__Given data__:
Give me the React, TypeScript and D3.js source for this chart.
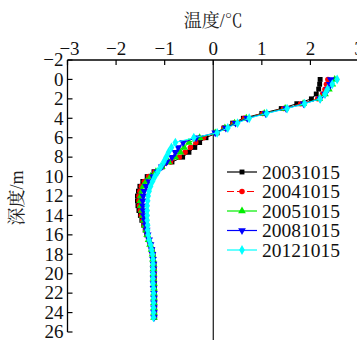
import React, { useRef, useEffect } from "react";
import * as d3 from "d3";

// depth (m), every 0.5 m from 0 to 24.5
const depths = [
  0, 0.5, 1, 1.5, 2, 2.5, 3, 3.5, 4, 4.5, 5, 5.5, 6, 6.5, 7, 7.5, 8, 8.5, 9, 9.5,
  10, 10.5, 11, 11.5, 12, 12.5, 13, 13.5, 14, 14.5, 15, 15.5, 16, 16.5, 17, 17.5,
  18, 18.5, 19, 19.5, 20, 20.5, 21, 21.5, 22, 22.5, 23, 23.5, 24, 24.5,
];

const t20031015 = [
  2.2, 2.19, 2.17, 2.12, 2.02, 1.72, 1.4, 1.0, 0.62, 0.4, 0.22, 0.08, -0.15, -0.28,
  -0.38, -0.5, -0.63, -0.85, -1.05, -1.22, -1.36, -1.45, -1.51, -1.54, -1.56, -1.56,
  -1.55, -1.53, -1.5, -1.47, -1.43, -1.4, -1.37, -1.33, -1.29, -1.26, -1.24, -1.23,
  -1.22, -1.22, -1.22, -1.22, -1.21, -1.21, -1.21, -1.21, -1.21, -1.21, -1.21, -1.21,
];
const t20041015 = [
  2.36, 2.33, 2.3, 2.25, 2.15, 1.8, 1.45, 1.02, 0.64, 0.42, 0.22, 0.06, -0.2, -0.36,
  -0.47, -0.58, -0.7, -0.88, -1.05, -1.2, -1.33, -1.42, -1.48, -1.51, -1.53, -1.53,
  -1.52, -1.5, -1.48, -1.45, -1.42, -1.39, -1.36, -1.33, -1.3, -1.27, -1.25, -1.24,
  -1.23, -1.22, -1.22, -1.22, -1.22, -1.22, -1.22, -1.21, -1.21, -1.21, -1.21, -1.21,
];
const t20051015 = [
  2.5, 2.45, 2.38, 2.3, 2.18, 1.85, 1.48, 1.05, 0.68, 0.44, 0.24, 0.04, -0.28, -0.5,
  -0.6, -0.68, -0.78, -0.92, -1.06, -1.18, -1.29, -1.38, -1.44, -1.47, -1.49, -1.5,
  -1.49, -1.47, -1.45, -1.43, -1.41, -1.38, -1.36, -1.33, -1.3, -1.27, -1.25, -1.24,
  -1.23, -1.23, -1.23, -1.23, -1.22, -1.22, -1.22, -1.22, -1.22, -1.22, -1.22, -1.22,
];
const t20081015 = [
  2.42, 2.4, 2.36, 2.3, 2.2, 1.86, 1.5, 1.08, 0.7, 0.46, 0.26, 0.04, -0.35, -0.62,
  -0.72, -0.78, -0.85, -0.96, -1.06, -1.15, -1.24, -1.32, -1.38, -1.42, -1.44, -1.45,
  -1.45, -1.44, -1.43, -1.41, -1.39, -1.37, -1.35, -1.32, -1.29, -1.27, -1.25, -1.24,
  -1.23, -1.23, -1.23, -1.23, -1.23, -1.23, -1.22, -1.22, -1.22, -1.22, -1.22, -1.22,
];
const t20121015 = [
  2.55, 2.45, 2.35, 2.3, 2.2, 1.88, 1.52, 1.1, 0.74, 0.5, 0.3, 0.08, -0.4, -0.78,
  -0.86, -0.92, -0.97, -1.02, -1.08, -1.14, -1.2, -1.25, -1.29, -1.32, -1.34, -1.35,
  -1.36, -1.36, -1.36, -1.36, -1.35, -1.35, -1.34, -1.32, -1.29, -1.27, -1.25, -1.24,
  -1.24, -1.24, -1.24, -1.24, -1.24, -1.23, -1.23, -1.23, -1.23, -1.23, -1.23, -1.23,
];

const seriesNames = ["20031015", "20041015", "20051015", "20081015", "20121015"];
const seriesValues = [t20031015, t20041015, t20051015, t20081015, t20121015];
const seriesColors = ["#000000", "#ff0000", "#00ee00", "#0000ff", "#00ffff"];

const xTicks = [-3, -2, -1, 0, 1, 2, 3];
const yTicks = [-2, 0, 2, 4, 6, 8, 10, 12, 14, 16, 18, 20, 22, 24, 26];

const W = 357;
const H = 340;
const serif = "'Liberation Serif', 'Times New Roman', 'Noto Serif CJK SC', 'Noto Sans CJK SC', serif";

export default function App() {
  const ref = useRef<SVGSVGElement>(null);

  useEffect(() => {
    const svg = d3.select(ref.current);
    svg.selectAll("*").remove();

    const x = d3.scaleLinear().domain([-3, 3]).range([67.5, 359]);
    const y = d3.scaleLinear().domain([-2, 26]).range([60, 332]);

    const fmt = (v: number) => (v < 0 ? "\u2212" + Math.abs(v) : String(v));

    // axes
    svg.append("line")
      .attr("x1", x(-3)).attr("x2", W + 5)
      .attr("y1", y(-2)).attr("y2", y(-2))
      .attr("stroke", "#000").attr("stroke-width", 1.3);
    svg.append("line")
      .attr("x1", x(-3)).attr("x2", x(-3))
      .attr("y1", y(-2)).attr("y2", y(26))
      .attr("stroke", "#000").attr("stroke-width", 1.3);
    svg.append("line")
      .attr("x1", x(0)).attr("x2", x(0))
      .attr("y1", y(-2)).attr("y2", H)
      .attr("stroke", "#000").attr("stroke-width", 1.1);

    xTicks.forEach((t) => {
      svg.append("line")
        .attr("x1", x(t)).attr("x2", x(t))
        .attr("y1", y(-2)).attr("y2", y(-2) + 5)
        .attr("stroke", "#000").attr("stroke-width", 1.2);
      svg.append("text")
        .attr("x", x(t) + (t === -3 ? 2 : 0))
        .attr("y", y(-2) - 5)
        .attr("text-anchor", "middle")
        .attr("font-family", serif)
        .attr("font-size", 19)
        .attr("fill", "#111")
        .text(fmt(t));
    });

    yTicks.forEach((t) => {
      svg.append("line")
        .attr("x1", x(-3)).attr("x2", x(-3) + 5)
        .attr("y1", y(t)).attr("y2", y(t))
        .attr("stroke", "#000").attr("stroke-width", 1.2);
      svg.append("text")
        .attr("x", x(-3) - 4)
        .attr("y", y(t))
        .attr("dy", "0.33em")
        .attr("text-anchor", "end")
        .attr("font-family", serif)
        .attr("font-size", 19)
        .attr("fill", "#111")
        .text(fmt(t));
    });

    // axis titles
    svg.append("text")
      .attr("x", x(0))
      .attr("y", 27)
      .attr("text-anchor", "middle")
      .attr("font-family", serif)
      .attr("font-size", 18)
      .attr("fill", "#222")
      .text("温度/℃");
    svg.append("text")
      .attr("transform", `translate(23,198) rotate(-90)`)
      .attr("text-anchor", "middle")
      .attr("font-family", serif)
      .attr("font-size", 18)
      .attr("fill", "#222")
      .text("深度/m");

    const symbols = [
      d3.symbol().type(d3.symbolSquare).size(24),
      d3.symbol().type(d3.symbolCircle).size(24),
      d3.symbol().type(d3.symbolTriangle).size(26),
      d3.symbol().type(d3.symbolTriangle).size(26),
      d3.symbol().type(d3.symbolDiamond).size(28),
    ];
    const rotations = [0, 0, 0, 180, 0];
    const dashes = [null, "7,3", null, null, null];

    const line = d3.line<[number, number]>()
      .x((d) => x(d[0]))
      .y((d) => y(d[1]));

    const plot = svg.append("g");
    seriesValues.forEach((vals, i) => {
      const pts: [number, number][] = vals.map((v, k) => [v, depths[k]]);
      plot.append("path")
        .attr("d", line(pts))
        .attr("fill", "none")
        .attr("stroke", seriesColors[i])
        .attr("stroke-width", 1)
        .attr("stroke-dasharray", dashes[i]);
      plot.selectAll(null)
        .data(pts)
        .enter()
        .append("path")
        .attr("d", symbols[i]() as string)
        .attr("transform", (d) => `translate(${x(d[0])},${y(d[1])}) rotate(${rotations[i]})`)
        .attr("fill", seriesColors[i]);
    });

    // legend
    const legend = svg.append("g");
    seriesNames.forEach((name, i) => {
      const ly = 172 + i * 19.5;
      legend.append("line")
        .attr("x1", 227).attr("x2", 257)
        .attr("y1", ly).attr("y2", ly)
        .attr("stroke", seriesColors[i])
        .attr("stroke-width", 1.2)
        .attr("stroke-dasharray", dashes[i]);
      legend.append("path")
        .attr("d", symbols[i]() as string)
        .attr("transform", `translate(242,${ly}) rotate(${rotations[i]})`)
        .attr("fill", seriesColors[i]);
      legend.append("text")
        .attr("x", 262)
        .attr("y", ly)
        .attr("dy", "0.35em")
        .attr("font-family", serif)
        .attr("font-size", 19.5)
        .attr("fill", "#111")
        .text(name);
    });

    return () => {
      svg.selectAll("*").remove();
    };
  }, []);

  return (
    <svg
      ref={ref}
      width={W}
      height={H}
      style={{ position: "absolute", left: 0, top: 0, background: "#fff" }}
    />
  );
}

__What this task involves__:
Repeat, word for word and with no pictures, only the lines running from the beginning of the data to the line that contains "import * as".

__Task response__:
Give me the React, TypeScript and D3.js source for this chart.
import React, { useRef, useEffect } from "react";
import * as d3 from "d3";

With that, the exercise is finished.